On an otherwise humdrum Tuesday evening this spring, bells ringing out over the heart of Manhattan sounded more than a little unusual. They were louder than is routine, for one thing—and then there was the playing: mantric articulations of two-note pairs rising and falling, rising and falling. At one point, after a drone-intensive interlude, overtones figured in, strange resonances higher than any one particular note being played but related to all of them resounding together, en masse.
The threat of rain did not keep a curious crowd of around 300 listeners away. They had gathered around the corner of Fifth Avenue and 53rd Street in Midtown, down the block from the Museum of Modern Art and in front of St. Thomas Episcopal Church. Across the street, mannequins in sensible solids watched the scene from windows on the second floor of Uniqlo. On the street, people in cars were rubbernecking to try to get a peek at the source of so much attention.
Up in the church’s tower, hidden from view, was Charlemagne Palestine. The bells he rang—or the carillon, as the set of them would more rightly be known—were the same exact bells he played when first getting his bearings as a musician while a student in high school. He grew up in Brooklyn but made his way to Manhattan for a job with the reigning bell master. When he played in a manner that diverged from churchly custom back then, people would sometimes gather in MoMA’s sculpture garden to listen. As he told me a few years ago, “Nobody approached bells like a monster, except for me.” At dinner at the pastrami haven Sarge’s after the carillon incantation this spring, he said, “I play it as a soul instrument. The bells have their different voices, and each one has its nuances.”
Palestine was back in New York from his present home in Belgium for a number of occasions. The carillon performance, presented by the roaming curatorial enterprise Blank Forms, doubled as a tribute to the departed artist Tony Conrad, with a title stylized in Palestine’s less-than-conventional language: STTT THOMASSS ‘’’’”‘”DINGGGDONGGGDINGGGzzzzzzz ferrrr TONYYY’’’’’’’’. Soon after was a concert in a different church on the Upper East Side, this one an organ performance with the title Aaa HHeavenlyyy RResttt SSchlingennn BBlängennnn. And then there was the opening of an exhibition at the Jewish Museum, “Charlemagne Palestine’s Bear Mitzvah in Meshugahland.”

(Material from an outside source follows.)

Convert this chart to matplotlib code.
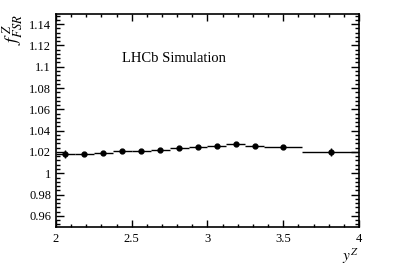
import numpy as np
import matplotlib.pyplot as plt
from matplotlib.ticker import MultipleLocator

plt.rcParams['font.family'] = ['Liberation Serif', 'DejaVu Serif']
plt.rcParams['mathtext.fontset'] = 'stix'

# Bin edges in y^Z and the FSR correction factor per bin
bin_edges = [2.0, 2.125, 2.25, 2.375, 2.5, 2.625, 2.75, 2.875, 3.0,
             3.125, 3.25, 3.375, 3.625, 4.0]
f_fsr = [1.018, 1.018, 1.019, 1.021, 1.021, 1.022, 1.024, 1.025,
         1.026, 1.027, 1.026, 1.025, 1.020]
f_err = [0.004, 0.001, 0.001, 0.001, 0.001, 0.001, 0.001, 0.001,
         0.001, 0.001, 0.001, 0.001, 0.004]

edges = np.array(bin_edges)
centers = 0.5 * (edges[1:] + edges[:-1])
half_w = 0.5 * (edges[1:] - edges[:-1])

fig = plt.figure(figsize=(3.99, 2.70), dpi=100)
ax = fig.add_axes([0.1404, 0.1611, 0.7593, 0.7889])

ax.errorbar(centers, f_fsr, xerr=half_w, yerr=f_err, fmt='o', color='black',
            markersize=3.5, elinewidth=1.0, capsize=0)

ax.set_xlim(2, 4)
ax.set_ylim(0.95, 1.15)
ax.xaxis.set_major_locator(MultipleLocator(0.5))
ax.xaxis.set_minor_locator(MultipleLocator(0.1))
ax.yaxis.set_major_locator(MultipleLocator(0.02))
ax.yaxis.set_minor_locator(MultipleLocator(0.004))
ax.set_xticks([2, 2.5, 3, 3.5, 4], ['2', '2.5', '3', '3.5', '4'])
ax.set_yticks(np.arange(0.96, 1.141, 0.02),
              ['0.96', '0.98', '1', '1.02', '1.04', '1.06', '1.08', '1.1', '1.12', '1.14'])

ax.tick_params(axis='both', which='both', direction='in', top=True, right=True,
               labelsize=9, width=1.0)
ax.tick_params(axis='y', which='major', length=6)
ax.tick_params(axis='y', which='minor', length=3)
ax.tick_params(axis='x', which='major', length=5, pad=5)
ax.tick_params(axis='x', which='minor', length=2.5)
for s in ax.spines.values():
    s.set_linewidth(1.2)

ax.text(2.435, 1.108, 'LHCb Simulation', fontsize=10.5, va='center', ha='left')

ax.set_xlabel(r'$y^{Z}$', fontsize=11, loc='right', labelpad=1)
ax.set_ylabel(r'$f^{\,Z}_{FSR}$', fontsize=13, loc='top', labelpad=3)

fig.savefig('out.png', dpi=100)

The museum show, on view through August 6, features recordings of music by Palestine as well as ambassadors from his collection of more than 10,000 stuffed animals—or, as he calls them, “plush divinities.” A small riot of them is on display, hanging from the ceiling, draped over furniture, and seated on the floor in the stately environs of the former family mansion across the street from Central Park.
“They’re souls, presences, beings,” Palestine said shortly after his friends had been installed. Like his work in general—mainly music and sculpture but also early video art and performance-oriented episodes that date back to the 1960s and ’70s in downtown New York—the divinities “travel in different dimensions.” They carry some of the same connotations coursing through work by other artists like Mike Kelley and Jeff Koons, but his interest preceded theirs, Palestine said, and, in any case, they mean more to him than they do to most. “I started before, but the reason I’ve come out so late in the art world is that they were always beings with me, which ambiguitized what they are in art.”
Among his stuffed creatures are frogs, elephants, caterpillars, sheep, ducks, lobsters, and especially—given their historical significance and cultural lore—teddy bears. All together, they make up what the artist called a “historical, hysterical bear mitzvah”—with a mesmerizing soundtrack to match. The music playing on a loop in the exhibition is compiled from recordings from different points in Palestine’s career, with cantorial singing and suites for harpsichord alongside offerings of the drone-minded organ and piano music for which he is best known. (A recording of his recent New York carillon performance will be released on cassette by Blank Forms in September too.)
Another flourish for which Palestine is known: scarves, lots of vividly patterned and colorful scarves. Or, as he was quick to specify: schmattes. “We’re in the Jewish Museum, and I’m a Jew from New York, which is a special kind of Jew,” Palestine said. “When you ask people like Donna Karan, Bill Blass, and other designers from New York, they all say they started in the schmatte business, which means ‘rags.’ It’s a good New York Jewish word.”
What it means to Palestine, however, seems to differ a bit from the rest. After talking through the past, present, and future of schmattes in his life, the artist panned back for perspective and said, “I sacredize the textile.”